BEGIN Material
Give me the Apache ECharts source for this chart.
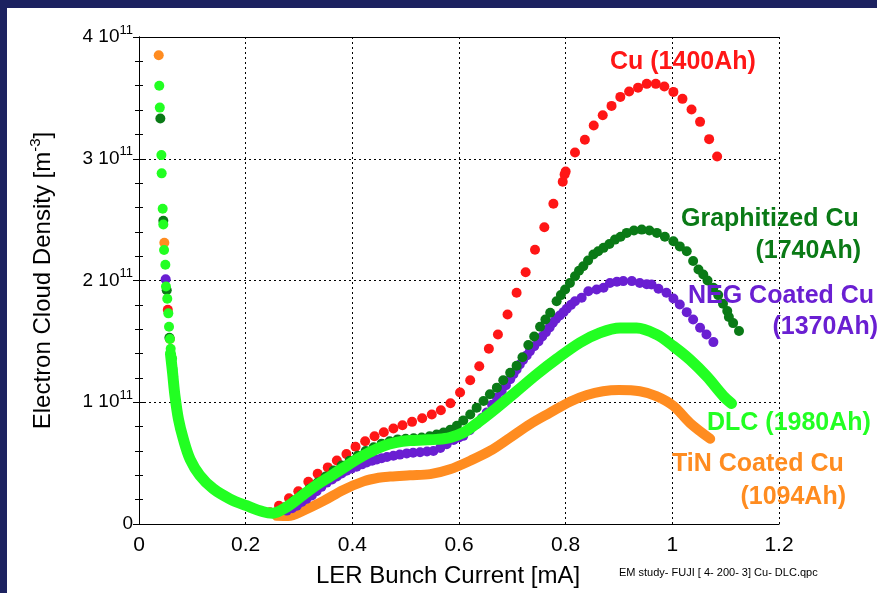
<!DOCTYPE html>
<html><head><meta charset="utf-8">
<script src="https://cdn.jsdelivr.net/npm/echarts@6/dist/echarts.min.js"></script>
<style>html,body{margin:0;padding:0;background:#fff}#c{width:877px;height:593px}</style>
</head><body><div id="c"></div>
<script>
// X: LER bunch current [mA]; Y: electron cloud density in units of 1e11 m^-3
const xTickLabels = ['0','0.2','0.4','0.6','0.8','1','1.2'];
const yTickLabels = ['0','1','2','3','4'];
const yExponent = '11';

const cuPoints = [[0.054,1.76],
 [0.2456,0.096],[0.2625,0.150],[0.2813,0.211],[0.2987,0.268],[0.3175,0.347],[0.335,0.412],[0.354,0.465],[0.371,0.522],[0.389,0.574],[0.406,0.635],[0.424,0.680],[0.4416,0.721],[0.459,0.754],[0.477,0.784],[0.494,0.811],[0.512,0.839],[0.531,0.869],[0.549,0.899],[0.566,0.934],[0.584,0.992],[0.602,1.080],[0.621,1.180],[0.638,1.295],[0.656,1.439],[0.673,1.557],[0.691,1.721],[0.708,1.899],[0.725,2.068],[0.7425,2.252],[0.760,2.437],[0.777,2.631],[0.7945,2.811],[0.798,2.87],[0.800,2.896],[0.8175,3.052],[0.836,3.156],[0.8526,3.273],[0.8695,3.358],[0.886,3.434],[0.9025,3.508],[0.919,3.552],[0.9357,3.584],[0.952,3.615],[0.969,3.615],[0.985,3.593],[1.002,3.549],[1.019,3.492],[1.036,3.404],[1.052,3.303],[1.069,3.161],[1.084,3.019]];

const graphitizedPoints = [[0.040,3.33],[0.0456,2.49],[0.052,1.92],[0.057,1.53],
 [0.26,0.10],[0.275,0.14],[0.29,0.19],[0.305,0.24],[0.32,0.29],[0.335,0.34],[0.35,0.39],[0.365,0.44],[0.38,0.48],[0.395,0.52],[0.41,0.56],[0.425,0.60],[0.44,0.63],[0.455,0.66],[0.47,0.68],[0.485,0.695],[0.50,0.70],[0.515,0.705],[0.53,0.71],[0.545,0.72],[0.558,0.735],[0.571,0.751],[0.584,0.775],[0.596,0.806],[0.608,0.85],[0.621,0.90],[0.633,0.955],[0.646,1.01],[0.658,1.065],[0.671,1.12],[0.683,1.18],[0.696,1.243],[0.708,1.30],[0.719,1.37],[0.730,1.47],[0.741,1.54],[0.752,1.62],[0.762,1.68],[0.771,1.735],[0.783,1.83],[0.791,1.88],[0.799,1.926],[0.808,1.98],[0.8175,2.035],[0.825,2.08],[0.833,2.117],[0.842,2.165],[0.852,2.213],[0.861,2.24],[0.871,2.268],[0.882,2.30],[0.8925,2.336],[0.903,2.36],[0.9145,2.391],[0.928,2.41],[0.9426,2.418],[0.957,2.41],[0.971,2.391],[0.986,2.36],[1.002,2.322],[1.014,2.28],[1.027,2.24],[1.039,2.16],[1.049,2.09],[1.058,2.05],[1.066,2.00],[1.077,1.94],[1.086,1.88],[1.095,1.81],[1.103,1.75],[1.106,1.70],[1.114,1.65],[1.125,1.585]];

const negPoints = [[0.050,2.01],[0.064,1.21],
 [0.277,0.11],[0.287,0.13],[0.296,0.15],[0.305,0.18],[0.314,0.205],[0.324,0.235],[0.333,0.27],[0.342,0.305],[0.352,0.34],[0.362,0.365],[0.371,0.39],[0.38,0.415],[0.389,0.437],[0.398,0.455],[0.408,0.47],[0.418,0.49],[0.427,0.505],[0.437,0.52],[0.446,0.53],[0.455,0.54],[0.465,0.55],[0.477,0.56],[0.489,0.57],[0.502,0.58],[0.514,0.585],[0.527,0.59],[0.540,0.595],[0.552,0.60],[0.565,0.625],[0.577,0.656],[0.590,0.69],[0.600,0.71],[0.608,0.724],[0.620,0.77],[0.633,0.82],[0.643,0.87],[0.652,0.915],[0.662,0.98],[0.671,1.04],[0.680,1.093],[0.688,1.14],[0.696,1.189],[0.702,1.23],[0.708,1.27],[0.714,1.31],[0.720,1.347],[0.727,1.385],[0.733,1.42],[0.741,1.46],[0.749,1.50],[0.756,1.54],[0.763,1.576],[0.770,1.615],[0.776,1.653],[0.782,1.685],[0.789,1.713],[0.796,1.74],[0.802,1.768],[0.810,1.80],[0.8175,1.83],[0.830,1.858],[0.8425,1.912],[0.858,1.926],[0.871,1.94],[0.883,1.98],[0.896,1.99],[0.908,1.995],[0.924,1.995],[0.939,1.98],[0.952,1.97],[0.961,1.967],[0.974,1.932],[0.989,1.90],[1.002,1.852],[1.014,1.803],[1.027,1.74],[1.039,1.68],[1.052,1.612],[1.064,1.557],[1.077,1.494]];

const dlcDots = [[0.038,3.60],[0.039,3.42],[0.042,3.03],[0.0425,2.88],[0.0444,2.59],[0.0456,2.46],[0.047,2.25],[0.0494,2.13],[0.0506,1.95],[0.053,1.85],[0.055,1.73],[0.0563,1.62],[0.058,1.52],[0.0594,1.44],[0.062,1.36],[0.063,1.27]];
const dlcBand = [[0.059,1.40],[0.063,1.24],[0.0675,1.05],[0.074,0.86],[0.083,0.70],[0.096,0.53],[0.114,0.40],[0.139,0.29],[0.171,0.205],[0.202,0.15],[0.233,0.10],[0.250,0.088],[0.277,0.14],[0.308,0.24],[0.333,0.32],[0.358,0.39],[0.383,0.46],[0.408,0.53],[0.433,0.59],[0.458,0.64],[0.483,0.67],[0.508,0.685],[0.533,0.69],[0.558,0.695],[0.583,0.71],[0.608,0.75],[0.639,0.845],[0.671,0.955],[0.708,1.09],[0.746,1.23],[0.783,1.355],[0.827,1.49],[0.864,1.57],[0.902,1.61],[0.933,1.61],[0.971,1.555],[1.002,1.46],[1.033,1.35],[1.064,1.215],[1.096,1.05],[1.111,0.99]];

const tinDots = [[0.037,3.85],[0.0475,2.31],[0.058,1.52]];
const tinBand = [[0.258,0.068],[0.28,0.066],[0.308,0.11],[0.346,0.19],[0.383,0.28],[0.421,0.35],[0.449,0.38],[0.471,0.39],[0.508,0.40],[0.546,0.41],[0.583,0.45],[0.621,0.52],[0.658,0.60],[0.696,0.71],[0.733,0.82],[0.771,0.915],[0.808,1.005],[0.840,1.06],[0.870,1.09],[0.900,1.10],[0.939,1.09],[0.970,1.05],[1.002,0.97],[1.033,0.83],[1.071,0.70]];

const C_RED='#ff1616', C_DG='#0a7a16', C_PUR='#6a1fd2', C_LG='#22ff22', C_OR='#ff8c20';
const labelFont = 'bold 25px "Liberation Sans", Arial, sans-serif';

const chart = echarts.init(document.getElementById('c'), null, {renderer:'canvas'});
function seriesLabel(text, x, y, color, align){
  return {type:'text', x:x, y:y, z:50,
    style:{text:text, fill:color, font:labelFont, align:align, textAlign:align, verticalAlign:'middle', textVerticalAlign:'middle'}};
}
const yAxisBase = {type:'value', min:0, max:4, interval:1,
  axisLine:{show:true, lineStyle:{color:'#000', width:1}},
  axisTick:{show:true, inside:true, length:6, lineStyle:{color:'#000'}},
  minorTick:{show:true, splitNumber:5, length:4, lineStyle:{color:'#000'}},
};
const dotStyle = c => ({color:c, opacity:1});
chart.setOption({
  backgroundColor:'#fff',
  animation:false,
  grid:{left:139, right:98, top:37, bottom:68, show:false},
  xAxis:[{type:'value', min:0, max:1.2, interval:0.2, position:'bottom',
    axisLine:{show:true, onZero:false, lineStyle:{color:'#000', width:1}},
    axisTick:{show:false},
    splitLine:{show:true, lineStyle:{color:'#000', type:[2,3], width:1}},
    axisLabel:{color:'#000', fontSize:21, margin:11, fontFamily:'Liberation Sans',
      formatter:v=>xTickLabels[Math.round(v/0.2)]},
    name:'LER Bunch Current [mA]', nameLocation:'middle', nameGap:40,
    nameTextStyle:{color:'#000', fontSize:24, fontFamily:'Liberation Sans', padding:[0,22,0,0]}
  },{type:'value', min:0, max:1.2, interval:0.2, position:'top',
    axisLine:{show:true, onZero:false, lineStyle:{color:'#000', width:1}},
    axisTick:{show:false}, axisLabel:{show:false}, splitLine:{show:false}}],
  yAxis:[Object.assign({}, yAxisBase, {position:'left',
    splitLine:{show:true, lineStyle:{color:'#000', type:[2,3], width:1}},
    axisLabel:{margin:6, color:'#000', fontFamily:'Liberation Sans',
      formatter:v=>{const i=Math.round(v); return i===0?'{a|0}':'{a|'+yTickLabels[i]+' 10}{b|'+yExponent+'}';},
      rich:{a:{fontSize:19, color:'#000', fontFamily:'Liberation Sans'}, b:{fontSize:13, color:'#000', fontFamily:'Liberation Sans', padding:[0,0,14,0]}}},
    name:'{t|Electron Cloud Density [m}{s|-3}{t|]}', nameLocation:'middle', nameRotate:90, nameGap:80,
    nameTextStyle:{rich:{t:{fontSize:24, color:'#000', fontFamily:'Liberation Sans'}, s:{fontSize:15, color:'#000', fontFamily:'Liberation Sans', padding:[0,0,16,0]}}}
  }), Object.assign({}, yAxisBase, {position:'right', axisLabel:{show:false}, splitLine:{show:false}})],
  series:[
    {type:'line', data:tinBand, symbol:'none', smooth:0.35, lineStyle:{color:C_OR, width:10, cap:'round', join:'round', opacity:1}, z:2},
    {type:'scatter', data:tinDots, symbolSize:10, itemStyle:dotStyle(C_OR), z:2},
    {type:'scatter', data:cuPoints, symbolSize:10, itemStyle:dotStyle(C_RED), z:3},
    {type:'scatter', data:negPoints, symbolSize:10, itemStyle:dotStyle(C_PUR), z:4},
    {type:'scatter', data:graphitizedPoints, symbolSize:10, itemStyle:dotStyle(C_DG), z:5},
    {type:'line', data:dlcBand, symbol:'none', smooth:0.35, lineStyle:{color:C_LG, width:11, cap:'round', join:'round', opacity:1}, z:6},
    {type:'scatter', data:dlcDots, symbolSize:10, itemStyle:dotStyle(C_LG), z:7}
  ],
  graphic:[
    {type:'rect', left:0, top:0, shape:{width:7, height:593}, style:{fill:'#1c2260'}, z:100},
    {type:'rect', left:0, top:0, shape:{width:877, height:8}, style:{fill:'#1c2260'}, z:100},
    seriesLabel('Cu (1400Ah)', 610, 62, C_RED, 'left'),
    seriesLabel('Graphitized Cu', 681, 219, C_DG, 'left'),
    seriesLabel('(1740Ah)', 861, 251, C_DG, 'right'),
    seriesLabel('NEG Coated Cu', 688, 296, C_PUR, 'left'),
    seriesLabel('(1370Ah)', 878, 327, C_PUR, 'right'),
    seriesLabel('DLC (1980Ah)', 707, 423, C_LG, 'left'),
    seriesLabel('TiN Coated Cu', 672, 464, C_OR, 'left'),
    seriesLabel('(1094Ah)', 846, 497, C_OR, 'right'),
    {type:'text', x:619, y:573, z:50, style:{text:'EM study- FUJI [ 4- 200- 3] Cu- DLC.qpc', fill:'#000', font:'11px "Liberation Sans Narrow", "Liberation Sans", sans-serif', align:'left', textAlign:'left', verticalAlign:'middle', textVerticalAlign:'middle'}}
  ]
});
</script></body></html>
END Material
# Stated goal:
Take the material above from its first line through the line holding "const yExponent = '11';" and set it down exactly, without the pictures.

# Solved problem:
Give me the Apache ECharts source for this chart.
<!DOCTYPE html>
<html><head><meta charset="utf-8">
<script src="https://cdn.jsdelivr.net/npm/echarts@6/dist/echarts.min.js"></script>
<style>html,body{margin:0;padding:0;background:#fff}#c{width:877px;height:593px}</style>
</head><body><div id="c"></div>
<script>
// X: LER bunch current [mA]; Y: electron cloud density in units of 1e11 m^-3
const xTickLabels = ['0','0.2','0.4','0.6','0.8','1','1.2'];
const yTickLabels = ['0','1','2','3','4'];
const yExponent = '11';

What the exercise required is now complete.